Economics of the Canal

Advocates regarded the Miami-Erie Canal as an economic boon for the large swathes of western Ohio whose agriculture and budding industries could reach no market. When the Erie Canal opened in the northeast of the state, profits on flour more than tripled, from $1.95 a barrel to $6.20 a barrel after transport fees (Drago 221-2). Six months after the first leg of the Miami canal connected Middletown to Cincinnati, a mere 40 miles, 58,000 barrels of flour and 1,800,000 lbs of bacon had moved south by the new route (226). The Great Black Swamp lay at the other end of the proposed route, where the Maumee River let into Lake Erie, but the canal’s completion drove up the population of even this remote corner of the state. As Harry Schreiber puts it, “A large area of sparse settlement in northwest Ohio was given improved transportation for the first time, immigration into the region was given a new impetus, and the commercialization of agriculture was made possible” (220). In fact, the economic incentive implicit to the Ohio canal network helped grow the state’s population by 80% between 1840 and 1850, in large part by granting commercial access to large swathes of arable land (221). In 1851, when the Miami-Erie Canal had provided full service between Cincinnati and the Great Lakes for only five years, more than $400,000 of grain products were passing through Toledo.

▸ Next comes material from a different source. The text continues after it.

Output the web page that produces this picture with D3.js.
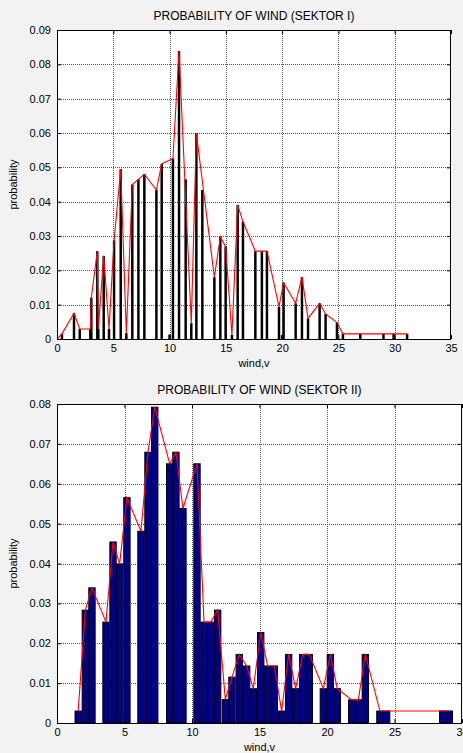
<!DOCTYPE html>
<html><head><meta charset="utf-8">
<script src="https://cdn.jsdelivr.net/npm/d3@7"></script>
<style>
body{margin:0;background:#f2f2f2;}
svg{display:block;}
text{font-family:"Liberation Sans",Arial,sans-serif;fill:#000;}
</style>
</head><body>
<svg id="c" width="463" height="753"></svg>
<script>
// ---- Sector I ----
const s1BarWind = [0.44,1.51,2.02,2.96,3.05,3.58,3.67,4.15,4.62,5.07,5.66,6.16,6.69,7.23,7.76,8.83,9.3,10.0,10.3,10.84,11.43,11.93,12.38,12.91,13.98,14.51,14.98,15.54,16.05,16.52,17.62,18.2,18.65,19.72,20.0,20.13,21.2,21.76,22.3,23.33,23.86,24.87,25.4,26.94,29.0,29.9,31.1];
const s1BarProb = [0.0015,0.0075,0.0029,0.0029,0.012,0.0256,0.003,0.0242,0.003,0.0287,0.0495,0.0017,0.045,0.0465,0.048,0.0434,0.051,0.0013,0.0526,0.0839,0.0465,0.0046,0.0599,0.0434,0.018,0.0298,0.0269,0.0012,0.039,0.0342,0.0256,0.0256,0.0256,0.0094,0.0012,0.0164,0.0104,0.018,0.006,0.0104,0.0073,0.0048,0.0015,0.0015,0.0015,0.0015,0.0015];
const s1LineWind = [0,0.44,1.51,2.02,2.96,3.05,3.58,3.67,4.15,4.62,5.07,5.66,6.16,6.69,7.23,7.76,8.83,9.3,10.3,10.84,11.93,12.38,13.98,14.51,14.98,15.54,16.05,16.52,17.62,18.2,18.65,19.72,20.13,21.2,21.76,22.3,23.33,23.86,24.87,25.4,26.94,29.0,29.9,31.1];
const s1LineProb = [0,0.0015,0.0075,0.0029,0.0029,0.012,0.0256,0.003,0.0242,0.003,0.0287,0.0495,0.0017,0.045,0.0465,0.048,0.0434,0.051,0.0526,0.0839,0.0046,0.0599,0.018,0.0298,0.0269,0.0012,0.039,0.0342,0.0256,0.0256,0.0256,0.0094,0.0164,0.0104,0.018,0.006,0.0104,0.0073,0.0048,0.0015,0.0015,0.0015,0.0015,0.0015];
const s1XTicks = [0,5,10,15,20,25,30,35];
const s1YTicks = [0,0.01,0.02,0.03,0.04,0.05,0.06,0.07,0.08,0.09];
const s1Title = "PROBABILITY OF WIND (SEKTOR I)";

// ---- Sector II ----
const s2Wind = [1.57,2.1,2.59,3.63,4.15,4.64,5.18,6.22,6.74,7.24,8.35,8.81,9.33,10.37,10.89,11.39,11.9,12.47,12.96,13.5,14.05,14.54,15.09,15.6,16.1,16.64,17.16,17.68,18.2,18.69,19.73,20.25,20.76,21.83,22.32,22.84,23.92,24.42,28.57,29.06];
const s2Prob = [0.003,0.0283,0.0339,0.0253,0.0454,0.0399,0.0565,0.0481,0.0679,0.0792,0.065,0.0679,0.0538,0.065,0.0253,0.0253,0.0283,0.0059,0.0115,0.0172,0.0143,0.0086,0.0227,0.0143,0.0143,0.003,0.0172,0.0086,0.0172,0.0172,0.0086,0.0172,0.0086,0.0058,0.0058,0.0172,0.003,0.003,0.003,0.003];
const s2XTicks = [0,5,10,15,20,25,30];
const s2YTicks = [0,0.01,0.02,0.03,0.04,0.05,0.06,0.07,0.08];
const s2Title = "PROBABILITY OF WIND (SEKTOR II)";

const xLabel = "wind,v";
const yLabel = "probability";

const svg = d3.select("#c");
const fmtY = d => d === 0 ? "0" : d.toFixed(2);

function panel(o) {
  const g = svg.append("g");
  const x = d3.scaleLinear().domain(o.xDomain).range([o.left, o.right]);
  const y = d3.scaleLinear().domain(o.yDomain).range([o.bottom, o.top]);
  const w = o.right - o.left, h = o.bottom - o.top;

  g.append("rect").attr("x", o.left).attr("y", o.top).attr("width", w).attr("height", h).attr("fill", "#fff");

  // grid
  const grid = g.append("g").attr("stroke", "#5a5a5a").attr("stroke-dasharray", "1,1").attr("stroke-width", 1);
  grid.selectAll(".gx").data(o.xTicks.slice(1, -1)).join("line")
    .attr("x1", d => Math.round(x(d)) + 0.5).attr("x2", d => Math.round(x(d)) + 0.5)
    .attr("y1", o.top).attr("y2", o.bottom);
  grid.selectAll(".gy").data(o.yTicks.slice(1, -1)).join("line")
    .attr("y1", d => Math.round(y(d)) + 0.5).attr("y2", d => Math.round(y(d)) + 0.5)
    .attr("x1", o.left).attr("x2", o.right);

  // bars
  const bw = x(o.barWidth) - x(0);
  g.append("g").selectAll("rect").data(o.barWind.map((v, i) => [v, o.barProb[i]])).join("rect")
    .attr("x", d => x(d[0]) - bw / 2).attr("width", bw)
    .attr("y", d => y(d[1])).attr("height", d => y(0) - y(d[1]))
    .attr("fill", o.barFill).attr("stroke", o.barStroke).attr("stroke-width", o.barStrokeW);

  // line
  const line = d3.line().x(d => x(d[0])).y(d => y(d[1]));
  g.append("path").datum(o.lineWind.map((v, i) => [v, o.lineProb[i]]))
    .attr("d", line).attr("fill", "none").attr("stroke", "#ff0000").attr("stroke-width", 1.1);

  // axes
  const ax = (gen, tr) => {
    const a = g.append("g").attr("transform", tr).call(gen);
    a.select(".domain").remove();
    a.selectAll("line").attr("stroke", "#000");
    a.selectAll("text").attr("font-size", 11).attr("font-family", '"Liberation Sans",Arial,sans-serif');
    return a;
  };
  ax(d3.axisBottom(x).tickValues(o.xTicks).tickSizeInner(-4).tickSizeOuter(0).tickPadding(5), `translate(0,${o.bottom})`);
  ax(d3.axisTop(x).tickValues(o.xTicks).tickSizeInner(-4).tickSizeOuter(0).tickFormat(""), `translate(0,${o.top})`);
  ax(d3.axisLeft(y).tickValues(o.yTicks).tickSizeInner(-4).tickSizeOuter(0).tickPadding(6).tickFormat(fmtY), `translate(${o.left},0)`);
  ax(d3.axisRight(y).tickValues(o.yTicks).tickSizeInner(-4).tickSizeOuter(0).tickFormat(""), `translate(${o.right},0)`);

  g.append("rect").attr("x", o.left + 0.5).attr("y", o.top + 0.5).attr("width", w - 1).attr("height", h)
    .attr("fill", "none").attr("stroke", "#000").attr("stroke-width", 1);

  // texts
  g.append("text").attr("x", (o.left + o.right) / 2).attr("y", o.top - 10).attr("text-anchor", "middle")
    .attr("font-size", 12).text(o.title);
  g.append("text").attr("x", (o.left + o.right) / 2).attr("y", o.bottom + 28).attr("text-anchor", "middle")
    .attr("font-size", 11).text(xLabel);
  g.append("text").attr("transform", `translate(${o.left - 40},${(o.top + o.bottom) / 2}) rotate(-90)`)
    .attr("text-anchor", "middle").attr("font-size", 11).text(yLabel);
}

panel({
  left: 57, right: 451, top: 30, bottom: 339,
  xDomain: [0, 35], yDomain: [0, 0.09],
  xTicks: s1XTicks, yTicks: s1YTicks,
  barWind: s1BarWind, barProb: s1BarProb, barWidth: 0.22,
  barFill: "#000", barStroke: "none", barStrokeW: 0,
  lineWind: s1LineWind, lineProb: s1LineProb,
  title: s1Title
});

panel({
  left: 57, right: 462, top: 404, bottom: 723,
  xDomain: [0, 30], yDomain: [0, 0.08],
  xTicks: s2XTicks, yTicks: s2YTicks,
  barWind: s2Wind, barProb: s2Prob, barWidth: 0.47,
  barFill: "#00008f", barStroke: "#000", barStrokeW: 1,
  lineWind: s2Wind, lineProb: s2Prob,
  title: s2Title
});
</script>
</body></html>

While passengers were always a minority cargo on the Miami-Erie, the number of travelers expanded rapidly until the sheer efficiency of the railroad arrived and thrust aside the canal network in the 1850s. Even in 1850, when rail lines had begun competing for the same western Ohio routes as the canal, 20,000 passengers made their way to Toledo by packet boat (Schreiber 237). Subject to the same rigorous fare charts as commercial cargo, these travelers found themselves navigating a changeable landscape of convenience, comfort, and value. Practically speaking, canal riders paid about three cents per mile, which meant that one could pass from Cincinnati to Toledo for about $40 (or $280 at current inflation rates) (235-6). Previous modes of travel, by wagon, carriage, horse, or foot certainly elicited various fees and expenses, but never before had transit been subject to such a massively coordinated economy. Regional idiosyncrasies and local barter systems gave way to timetables, fare charts, and trade contracts. Real-time price adjustments came through by way of the telegraph, and the same network facilitated interstate industrial dealings at speeds that rendered the posted letter obsolete.

This monetization of human passengers had less quantifiable social repercussions as well. That human bodies were implicated in this transit network may seem to the contemporary reader too obvious and ubiquitous to warrant attention, but the significance was not lost on Black riders during the 1840s and ‘50s. The autobiography of Lewis Clarke reminds us of the unposted tolls that must be paid by Black travelers of the canal. While some fortunate could arrange to work for their passage, Clarke was compelled to sell his pony to pay for passage from Cincinnati to Portsmouth, only to spend the journey harangued by a southern sympathizer. As he would put it, “I found the spirit of slaveholding was not all South [sic] of the Ohio River” (36-7). Whether Clarke could make his way across this Midwestern state depended upon his liquid assets and their fungibility within a dense matrix of goods. Even sympathetic pilots could not help but conflate their passengers with the dry goods that often filled the holds of packet boats. The captain who bore Jamie Parker and his companions to safety in Rochester dryly documented his passengers in the manifest as “ten bales of humanity, in a thriving condition, late from three plantations in Virginia!” (Pierson 188).